The town's industrial past means accommodation options remain limited. Hotel Urola, the only proper hotel, occupies a 1950s building on the riverfront with functional rooms from €65 including breakfast. Its restaurant serves the best tortilla in town—thick, slightly runny, and big enough for two. Alternatively, Casa Rural Arotz-Enea offers stone farmhouse accommodation 5 kilometres outside town, though you'll need a car unless you fancy navigating rural bus timetables that seem designed by someone who doesn't believe in public transport.
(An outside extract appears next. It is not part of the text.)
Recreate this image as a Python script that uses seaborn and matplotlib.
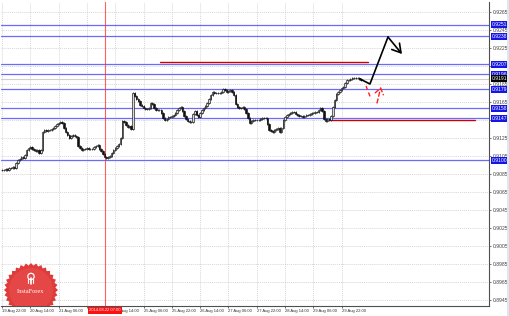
import matplotlib
matplotlib.use("Agg")
import matplotlib.pyplot as plt
import matplotlib.transforms as mtransforms
from matplotlib.patches import Polygon, Circle
import numpy as np
import seaborn as sns

# ---------------- data (hourly closes) ----------------
closes = [
    0.90894, 0.90894, 0.90906, 0.90894, 0.90917, 0.90917, 0.90928, 0.90917, 0.90972, 0.91006,
    0.91017, 0.91039, 0.91028, 0.91061, 0.91117, 0.91139, 0.91150, 0.91128, 0.91117, 0.91106,
    0.91117, 0.91083, 0.91117, 0.91317, 0.91339, 0.91328, 0.91339, 0.91339, 0.91350, 0.91361,
    0.91383, 0.91406, 0.91417, 0.91428, 0.91417, 0.91361, 0.91317, 0.91283, 0.91250, 0.91272,
    0.91283, 0.91272, 0.91261, 0.91161, 0.91139, 0.91117, 0.91128, 0.91128, 0.91139, 0.91128,
    0.91128, 0.91128, 0.91150, 0.91161, 0.91172, 0.91128, 0.91106, 0.91072, 0.91039, 0.91028,
    0.91039, 0.91050, 0.91083, 0.91117, 0.91139, 0.91161, 0.91183, 0.91250, 0.91439, 0.91428,
    0.91394, 0.91372, 0.91383, 0.91350, 0.91750, 0.91717, 0.91683, 0.91661, 0.91617, 0.91606,
    0.91583, 0.91572, 0.91572, 0.91583, 0.91639, 0.91628, 0.91583, 0.91561, 0.91561, 0.91561,
    0.91528, 0.91472, 0.91450, 0.91461, 0.91483, 0.91483, 0.91494, 0.91506, 0.91528, 0.91561,
    0.91583, 0.91594, 0.91550, 0.91494, 0.91461, 0.91439, 0.91428, 0.91428, 0.91517, 0.91550,
    0.91506, 0.91483, 0.91528, 0.91561, 0.91583, 0.91606, 0.91639, 0.91683, 0.91728, 0.91761,
    0.91750, 0.91750, 0.91750, 0.91750, 0.91761, 0.91794, 0.91783, 0.91761, 0.91772, 0.91783,
    0.91761, 0.91728, 0.91628, 0.91594, 0.91583, 0.91583, 0.91594, 0.91572, 0.91528, 0.91472,
    0.91417, 0.91439, 0.91450, 0.91450, 0.91450, 0.91450, 0.91461, 0.91472, 0.91472, 0.91472,
    0.91406, 0.91339, 0.91328, 0.91317, 0.91339, 0.91350, 0.91361, 0.91317, 0.91361, 0.91450,
    0.91483, 0.91506, 0.91517, 0.91528, 0.91539, 0.91539, 0.91517, 0.91506, 0.91494, 0.91494,
    0.91483, 0.91494, 0.91506, 0.91506, 0.91517, 0.91528, 0.91528, 0.91539, 0.91539, 0.91561,
    0.91583, 0.91550, 0.91461, 0.91439, 0.91461, 0.91450, 0.91494, 0.91594, 0.91672, 0.91739,
    0.91761, 0.91783, 0.91806, 0.91817, 0.91861, 0.91894, 0.91894, 0.91906, 0.91917, 0.91917,
    0.91917, 0.91917, 0.91906, 0.91894,
]

time_labels = ["19 Aug 22:00", "20 Aug 14:00", "21 Aug 06:00", "21 Aug 22:00",
               "22 Aug 14:00", "25 Aug 06:00", "25 Aug 22:00", "26 Aug 14:00",
               "27 Aug 06:00", "27 Aug 22:00", "28 Aug 14:00", "29 Aug 06:00",
               "29 Aug 22:00"]
label_bars = [0, 16, 32, 48, 64, 80, 96, 112, 128, 144, 160, 176, 192]

price_ticks = [0.8945, 0.8965, 0.8985, 0.9005, 0.9025, 0.9045, 0.9065, 0.9085, 0.9105,
               0.9125, 0.9145, 0.9165, 0.9185, 0.9205, 0.9225, 0.9245, 0.9265]

levels = [0.9251, 0.9238, 0.9207, 0.9196, 0.9179, 0.9158, 0.9147, 0.9100]
current_price = 0.9191

red_levels = [0.9209, 0.91455]
red_start = [89.3, 185.4]
red_end = [206.9, 267.4]

marker_bar = 58.2
marker_label = "2014.08.22 07:00"

forecast_bars = [202.4, 208.0, 218.2, 226.1]
forecast_prices = [0.91906, 0.91850, 0.92372, 0.92183]
alt_down_bars = [205.8, 208.6]
alt_down_prices = [0.91828, 0.91683]
alt_up_bars = [212.0, 214.2]
alt_up_prices = [0.91639, 0.91817]

# ---------------- style ----------------
sns.set_theme(style="white")
plt.rcParams["font.family"] = ["Liberation Sans", "DejaVu Sans"]

W, H = 510, 316
fig = plt.figure(figsize=(W / 100, H / 100), dpi=100)
fig.patch.set_facecolor("white")
ax = fig.add_axes([1 / W, 10 / H, 488 / W, 304 / H])
ax.set_facecolor("white")

BLUE = "#6a6aff"
WICK = 0.00012  # drawing padding for wicks

x = np.arange(len(closes))
c = np.array(closes)
o = np.concatenate([[c[0]], c[:-1]])
hi = np.maximum(o, c) + WICK
lo = np.minimum(o, c) - WICK
up = c >= o

# grid
for t in price_ticks:
    ax.axhline(t, color="#c8c8c8", lw=0.5, ls=(0, (1.5, 1.5)), zorder=0)
for b in label_bars:
    ax.axvline(b, color="#c8c8c8", lw=0.5, ls=(0, (1.5, 1.5)), zorder=0)

# levels
for lv in levels:
    ax.axhline(lv, color=BLUE, lw=0.9, zorder=1)
ax.axhline(current_price, color="#cfcfcf", lw=0.8, zorder=1)
for lv, s, e in zip(red_levels, red_start, red_end):
    ax.plot([s, e], [lv, lv], color="#d00000", lw=1.0, zorder=2.5)

ax.axvline(marker_bar, color="#ff2a2a", lw=0.8, alpha=0.75, zorder=1.5)

# candles
ax.vlines(x, lo, hi, color="#303030", lw=0.6, zorder=3)
bh = np.maximum(np.abs(c - o), 0.00004)
bb = np.minimum(o, c)
ax.bar(x[up], bh[up], bottom=bb[up], width=0.8, color="#d8d8d8",
       edgecolor="#101010", linewidth=0.45, zorder=4)
ax.bar(x[~up], bh[~up], bottom=bb[~up], width=0.8, color="#101010",
       edgecolor="#101010", linewidth=0.45, zorder=4)

# forecast paths
sns.lineplot(x=forecast_bars[:-1], y=forecast_prices[:-1], sort=False,
             color="black", lw=1.2, ax=ax, zorder=6)
ax.annotate("", xy=(forecast_bars[-1], forecast_prices[-1]),
            xytext=(forecast_bars[-2], forecast_prices[-2]),
            arrowprops=dict(arrowstyle="->,head_length=0.5,head_width=0.3",
                            color="black", lw=1.2, shrinkA=0, shrinkB=0), zorder=6)
sns.lineplot(x=alt_down_bars, y=alt_down_prices, sort=False, color="#ff2020",
             lw=1.0, ax=ax, zorder=6, dashes=False, linestyle=(0, (3, 2)))
ax.annotate("", xy=(alt_up_bars[1], alt_up_prices[1]),
            xytext=(alt_up_bars[0], alt_up_prices[0]),
            arrowprops=dict(arrowstyle="->,head_length=0.35,head_width=0.25",
                            color="#ff2020", lw=1.0, ls=(0, (3, 2)),
                            shrinkA=0, shrinkB=0), zorder=6)

# axes
ax.set_xlim(-0.565, 275.3)
ax.set_ylim(0.893833, 0.927611)
ax.set_xticks(label_bars)
# the 21 Aug 22:00 label sits under the date marker box
ax.set_xticklabels(["" if lab == "21 Aug 22:00" else lab for lab in time_labels])
ax.set_yticks(price_ticks)
# tick labels hidden behind level boxes are left blank
box_levels = levels + [current_price]
ax.set_yticklabels(["" if min(abs(t - b) for b in box_levels) < 0.00045 else f"{t:.4f}"
                    for t in price_ticks])
ax.yaxis.tick_right()
ax.tick_params(axis="y", labelsize=3.6, colors="#404040", length=1.5, width=0.5, pad=1.2,
               direction="out", right=True, left=False)
ax.tick_params(axis="x", labelsize=3.0, colors="#303030", length=1.5, width=0.5, pad=1.0,
               direction="out", bottom=True)
for lab in ax.get_xticklabels():
    lab.set_horizontalalignment("left")
for sp in ["left", "top"]:
    ax.spines[sp].set_visible(False)
for sp in ["right", "bottom"]:
    ax.spines[sp].set_color("#505050")
    ax.spines[sp].set_linewidth(0.8)
ax.set_xlabel("")
ax.set_ylabel("")

# level labels on the price scale
tr_y = mtransforms.blended_transform_factory(ax.transAxes, ax.transData)
for lv in levels:
    ax.text(1.006, lv, f"{lv:.4f}", transform=tr_y, ha="left", va="center",
            fontsize=3.6, color="white", clip_on=False, zorder=10,
            bbox=dict(boxstyle="square,pad=0.2", fc="#1515e6", ec="none"))
ax.text(1.006, current_price, f"{current_price:.4f}", transform=tr_y, ha="left",
        va="center", fontsize=3.6, color="white", clip_on=False, zorder=11,
        bbox=dict(boxstyle="square,pad=0.2", fc="black", ec="none"))

# date marker label
tr_x = mtransforms.blended_transform_factory(ax.transData, ax.transAxes)
ax.text(marker_bar, -0.007, marker_label, transform=tr_x, ha="center", va="top",
        fontsize=3.0, color="white", clip_on=False, zorder=12,
        bbox=dict(boxstyle="square,pad=0.35", fc="#ff1010", ec="none"))

# scroll strip at the right edge
fig.patches.append(plt.Rectangle((507 / W, 0), 3 / W, 1, transform=fig.transFigure,
                                 fc="#dde6f3", ec="none"))

# InstaForex badge
lax = fig.add_axes([4 / W, 10 / H, 54 / W, 43 / H])
lax.set_xlim(-27, 27)
lax.set_ylim(-16, 27)
lax.axis("off")
lax.patch.set_alpha(0)
n = 32
ang = np.linspace(0, 2 * np.pi, 2 * n, endpoint=False)
rad = np.where(np.arange(2 * n) % 2 == 0, 27, 24.5)
star = np.column_stack([rad * np.cos(ang), rad * np.sin(ang)])
lax.add_patch(Polygon(star, closed=True, fc="#de3b3b", ec="none"))
lax.add_patch(Circle((0, 0), 22, fc="#e54747", ec="none"))
lax.add_patch(Circle((0, 13.5), 3.2, fc="none", ec="white", lw=0.9))
lax.plot([0, 0], [6.5, 12], color="white", lw=1.2)
lax.plot([-2.5, -2.5], [7, 11], color="white", lw=0.8)
lax.plot([2.5, 2.5], [7, 11], color="white", lw=0.8)
lax.text(0, -1.5, "InstaForex", ha="center", va="center", fontsize=4.6,
         color="white", family=["Liberation Serif", "DejaVu Serif"])

fig.savefig("out.png", dpi=100)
Practicalities Without the Pain
Zumarraga works brilliantly as a base for exploring interior Gipuzkoa, sitting 45 minutes from both San Sebastián and Vitoria-Gasteiz on the A-1 motorway. Free parking exists in two municipal car parks signed "APARCAMIENTO PÚBLICO"—use the one near the train station for easiest access to town centre. Trains connect hourly with Bilbao (1 hour 20 minutes, €6.50) and San Sebastián (40 minutes, €3.20), though Sunday services drop to every two hours and fill with hikers returning from mountain routes.
The town's compact size means everything sits within 15 minutes' walk, but those walks often involve serious gradients. What looks like a gentle stroll on Google Maps might include staircases that would embarrass a medieval fortress designer. Comfortable walking shoes aren't optional—they're essential for navigating streets that follow goat tracks established centuries before town planners existed.
Zumarraga won't suit everyone. Visitors seeking medieval charm should head to nearby Segura or Tolosa instead. But for travellers interested in seeing how modern Basques live, work and play in a landscape that's remained essentially unchanged since shepherds first drove sheep up these valleys, it offers something increasingly rare: a mountain town that functions for its residents first, tourists second. Just remember to check the weather forecast before heading uphill—and maybe pack that extra jumper. The Atlantic clouds gathering over Irimo have a habit of dropping temperature by ten degrees faster than you can say "eskerrik asko."